* [Data for the task]:
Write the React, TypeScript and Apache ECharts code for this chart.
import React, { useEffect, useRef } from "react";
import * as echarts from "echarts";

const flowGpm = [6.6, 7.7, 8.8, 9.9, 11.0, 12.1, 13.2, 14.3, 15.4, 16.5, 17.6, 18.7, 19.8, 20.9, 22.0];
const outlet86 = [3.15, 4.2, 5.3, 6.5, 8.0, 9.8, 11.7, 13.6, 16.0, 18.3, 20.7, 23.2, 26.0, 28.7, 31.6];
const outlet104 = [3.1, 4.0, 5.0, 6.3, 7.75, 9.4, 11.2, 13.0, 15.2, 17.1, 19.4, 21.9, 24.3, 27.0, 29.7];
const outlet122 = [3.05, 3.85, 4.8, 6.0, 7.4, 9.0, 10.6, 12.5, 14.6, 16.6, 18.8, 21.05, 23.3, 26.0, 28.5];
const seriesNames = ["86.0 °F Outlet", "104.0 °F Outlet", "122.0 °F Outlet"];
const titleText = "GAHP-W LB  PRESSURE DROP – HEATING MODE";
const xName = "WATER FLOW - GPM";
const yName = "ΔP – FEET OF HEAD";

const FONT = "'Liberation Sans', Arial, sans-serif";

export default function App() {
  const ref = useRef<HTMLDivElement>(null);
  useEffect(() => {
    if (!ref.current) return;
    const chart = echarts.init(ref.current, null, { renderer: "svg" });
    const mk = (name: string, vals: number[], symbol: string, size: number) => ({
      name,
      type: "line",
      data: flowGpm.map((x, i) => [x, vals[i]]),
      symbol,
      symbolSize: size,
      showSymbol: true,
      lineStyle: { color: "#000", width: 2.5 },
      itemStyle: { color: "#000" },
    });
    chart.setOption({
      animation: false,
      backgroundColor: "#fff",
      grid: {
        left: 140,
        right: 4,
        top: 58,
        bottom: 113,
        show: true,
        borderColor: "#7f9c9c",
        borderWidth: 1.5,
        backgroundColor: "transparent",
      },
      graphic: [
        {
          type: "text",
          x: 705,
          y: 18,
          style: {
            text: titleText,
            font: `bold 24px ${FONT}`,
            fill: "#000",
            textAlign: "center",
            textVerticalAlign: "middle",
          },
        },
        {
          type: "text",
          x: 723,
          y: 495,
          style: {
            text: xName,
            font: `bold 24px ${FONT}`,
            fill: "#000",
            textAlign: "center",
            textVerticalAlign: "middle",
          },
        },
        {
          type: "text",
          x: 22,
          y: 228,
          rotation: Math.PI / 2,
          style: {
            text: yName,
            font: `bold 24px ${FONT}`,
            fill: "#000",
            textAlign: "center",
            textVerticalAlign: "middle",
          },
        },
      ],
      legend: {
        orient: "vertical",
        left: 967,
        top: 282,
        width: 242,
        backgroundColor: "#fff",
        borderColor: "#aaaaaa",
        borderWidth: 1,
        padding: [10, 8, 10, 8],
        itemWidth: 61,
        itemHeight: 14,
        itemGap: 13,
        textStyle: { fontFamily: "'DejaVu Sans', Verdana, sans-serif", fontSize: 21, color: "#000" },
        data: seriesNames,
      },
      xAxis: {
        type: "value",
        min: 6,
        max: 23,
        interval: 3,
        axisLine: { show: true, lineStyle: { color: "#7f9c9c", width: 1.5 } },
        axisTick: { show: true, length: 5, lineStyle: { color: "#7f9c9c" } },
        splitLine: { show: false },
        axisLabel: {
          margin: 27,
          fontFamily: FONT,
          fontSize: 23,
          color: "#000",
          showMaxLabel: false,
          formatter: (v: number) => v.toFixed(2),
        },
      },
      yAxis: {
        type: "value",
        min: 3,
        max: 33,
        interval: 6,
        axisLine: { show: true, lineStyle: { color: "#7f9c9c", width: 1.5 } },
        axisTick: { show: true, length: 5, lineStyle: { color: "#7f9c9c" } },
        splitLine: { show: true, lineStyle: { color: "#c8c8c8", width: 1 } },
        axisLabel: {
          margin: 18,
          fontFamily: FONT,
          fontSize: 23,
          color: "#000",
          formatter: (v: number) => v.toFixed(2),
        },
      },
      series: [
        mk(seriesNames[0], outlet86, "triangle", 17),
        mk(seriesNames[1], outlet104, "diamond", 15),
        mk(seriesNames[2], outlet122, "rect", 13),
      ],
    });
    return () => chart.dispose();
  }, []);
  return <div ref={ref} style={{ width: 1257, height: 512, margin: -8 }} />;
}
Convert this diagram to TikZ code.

* [Exercise]: From the data, list each line in which the string "React" appears.

* [Answer]:
Write the React, TypeScript and Apache ECharts code for this chart.
import React, { useEffect, useRef } from "react";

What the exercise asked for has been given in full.